This notebook explores Fashion-MNIST dataset and trains a couple of classification NN models https://github.com/zalandoresearch/fashion-mnist
The tested models are
- ResNet-18
- MobileNet-v2
The models are trained for 7 epochs, with changing parameters:
- Learning rate reduced 1e-4 to 1e-5 at epoch 4
- Batch size increased 64 to 256 at epoch 5
- Augmentations turned on at epoch 6
The augmentations are:
- random shift 1-2 pixels
- random scale
- random horizontal flip for the relevant classes
ResNet-18 takes 32 minutes to train and reaches test accuracy 92.41% MobileNet-v2 takes 23 minutes to train and reaches test accuracy 91.43%
The system GPU is NVIDIA GeForce GTX 960M, CPU i7-6700HQ
Potential improvements:
- Better training schedule: start from the beginning with the augmentations, use a learning rate schedule (for example cosine annealing), train for longer.

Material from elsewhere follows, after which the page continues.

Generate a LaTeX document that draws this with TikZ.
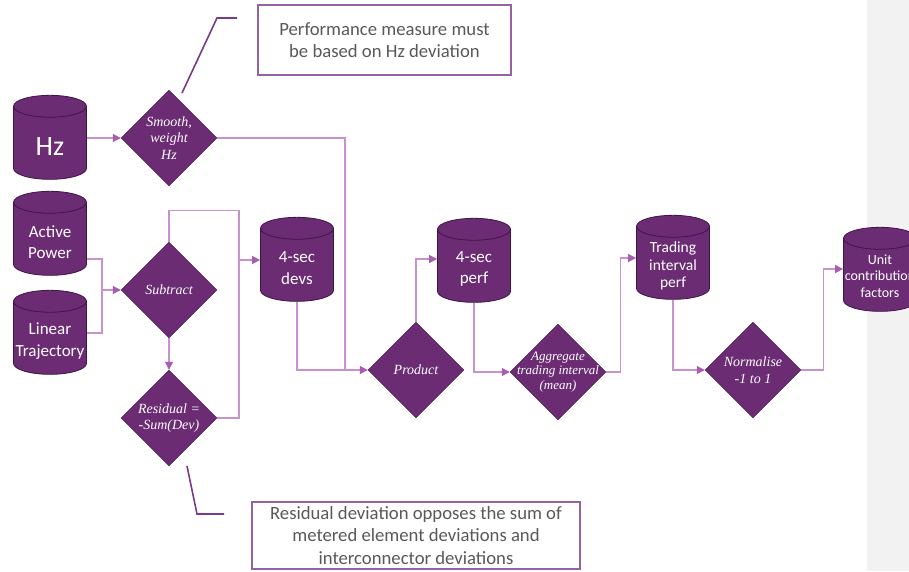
\documentclass[tikz,border=0pt]{standalone}
\usepackage{fontspec}
\setmainfont{Carlito}
\newfontfamily\opfont{Liberation Serif}
\usetikzlibrary{shapes.geometric,arrows.meta}

\definecolor{dbfill}{HTML}{6B2C74}
\definecolor{dbedge}{HTML}{3F1547}
\definecolor{flowline}{HTML}{C892CE}
\definecolor{flowtip}{HTML}{A85DB0}
\definecolor{legline}{HTML}{7A3A8A}
\definecolor{notetext}{HTML}{595959}
\definecolor{panel}{HTML}{F2F2F2}

\begin{document}
\begin{tikzpicture}[x=1pt,y=-1pt,
        store/.style={cylinder, shape border rotate=90, aspect=0.3, draw=dbedge, line width=0.8pt,
            fill=dbfill, text width=73pt, minimum width=73pt, minimum height=84pt, inner sep=0pt},
        storetext/.style={text=white, align=center, inner sep=0pt, yshift=-3pt,
            font=\fontsize{17}{21.5}\selectfont},
        process/.style={diamond, draw=dbedge, line width=0.4pt, fill=dbfill,
            minimum width=96pt, minimum height=96pt, inner sep=0pt},
        optext/.style={text=white, align=center, inner sep=0pt,
            font=\opfont\itshape\fontsize{14}{16.5}\selectfont},
        flow/.style={draw=flowline, line width=1.1pt, -{Triangle[length=8pt,width=8pt,color=flowtip]}},
        line/.style={draw=flowline, line width=1.1pt},
        leg/.style={draw=legline, line width=1.6pt},
        note/.style={draw=legline!80, line width=1.3pt, fill=white, text=notetext, align=center,
            font=\fontsize{18.7}{22.5}\selectfont, inner sep=0pt}]
        \useasboundingbox (0,0) rectangle (909,571);
        \fill[panel] (867,0) rectangle (909,571);

        \node[store, label={[storetext, yshift=-1pt, font=\fontsize{28}{30}\selectfont]center:Hz}] (hz) at (50,143) {};
        \node[store, label={[storetext]center:Active\\Power}] (active) at (50,239) {};
        \node[store, label={[storetext]center:Linear\\Trajectory}] (linear) at (50,338) {};
        \node[store, label={[storetext]center:4-sec\\devs}] (devs) at (297,265) {};
        \node[store, label={[storetext]center:4-sec\\perf}] (perf) at (474,266) {};
        \node[store, label={[storetext, font=\fontsize{15.5}{17.5}\selectfont]center:Trading\\interval\\perf}] (trading) at (673,263) {};
        \node[store, label={[storetext, yshift=2pt, font=\fontsize{14}{16.5}\selectfont]center:Unit\\contribution\\factors}] (unit) at (880,275) {};

        \node[process, label={[optext]center:Smooth,\\weight\\Hz}] (smooth) at (169,138) {};
        \node[process, label={[optext]center:Subtract}] (subtract) at (169,290) {};
        \node[process, label={[optext]center:Residual =\\-Sum(Dev)}] (residual) at (169,418) {};
        \node[process, label={[optext]center:Product}] (product) at (416,370) {};
        \node[process, label={[optext, font=\opfont\itshape\fontsize{13}{14.5}\selectfont]center:Aggregate\\trading interval\\(mean)}] (aggregate) at (558,372) {};
        \node[process, label={[optext]center:Normalise\\-1 to 1}] (normalise) at (753,370) {};

        \coordinate (hzjoin) at (345,370);
        \coordinate (injoin) at (102,290);
        \coordinate (devjoin) at (239,260);

        \draw[flow] (hz.east |- smooth.west) -- (smooth.west);
        \draw[line] (smooth.east) -| (hzjoin);
        \draw[flow] (devs.south) |- (product.west);
        \draw[line] (active.east) ++(0,20) -| (injoin);
        \draw[line] (linear.east) ++(0,-5) -| (injoin);
        \draw[flow] (injoin) -- (subtract.west);
        \draw[line] (subtract.north) -- ++(0,-31) -| (devjoin);
        \draw[line] (residual.east) -| (devjoin);
        \draw[flow] (devjoin) -- (devs.west |- devjoin);
        \draw[flow] (subtract.south) -- (residual.north);
        \draw[flow] (product.north) |- (perf.west |- 0,259);
        \draw[flow] (perf.south) |- (aggregate.west);
        \draw[flow] (aggregate.east) -- ++(14,0) |- (trading.west |- 0,258);
        \draw[flow] (trading.south) |- (normalise.west);
        \draw[flow] (normalise.east) -- ++(22,0) |- (unit.west |- 0,269);

        \node[note, minimum width=253pt, minimum height=70pt] (hznote) at (384.5,40) {Performance measure must\\be based on Hz deviation};
        \node[note, minimum width=328pt, minimum height=67pt] (resnote) at (416,535.5) {Residual deviation opposes the sum of\\metered element deviations and\\interconnector deviations};

        \draw[leg] (182,93) -- (217,18) -- (237,18);
        \draw[leg] (187,466) -- (197,514) -- (224,514);
    \end{tikzpicture}
\end{document}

- Augmentations: cutout, mixup
- Loss function: label smoothing, focal loss can be promising
- TTA - test time augmentations
- Ensembling - average predictions from a few networks
As a sanity check, we give a photograph of a T-Shirt to the model, and it appropriately estimates 66% for class "T-shirt/top" and 33% for class "Shirt"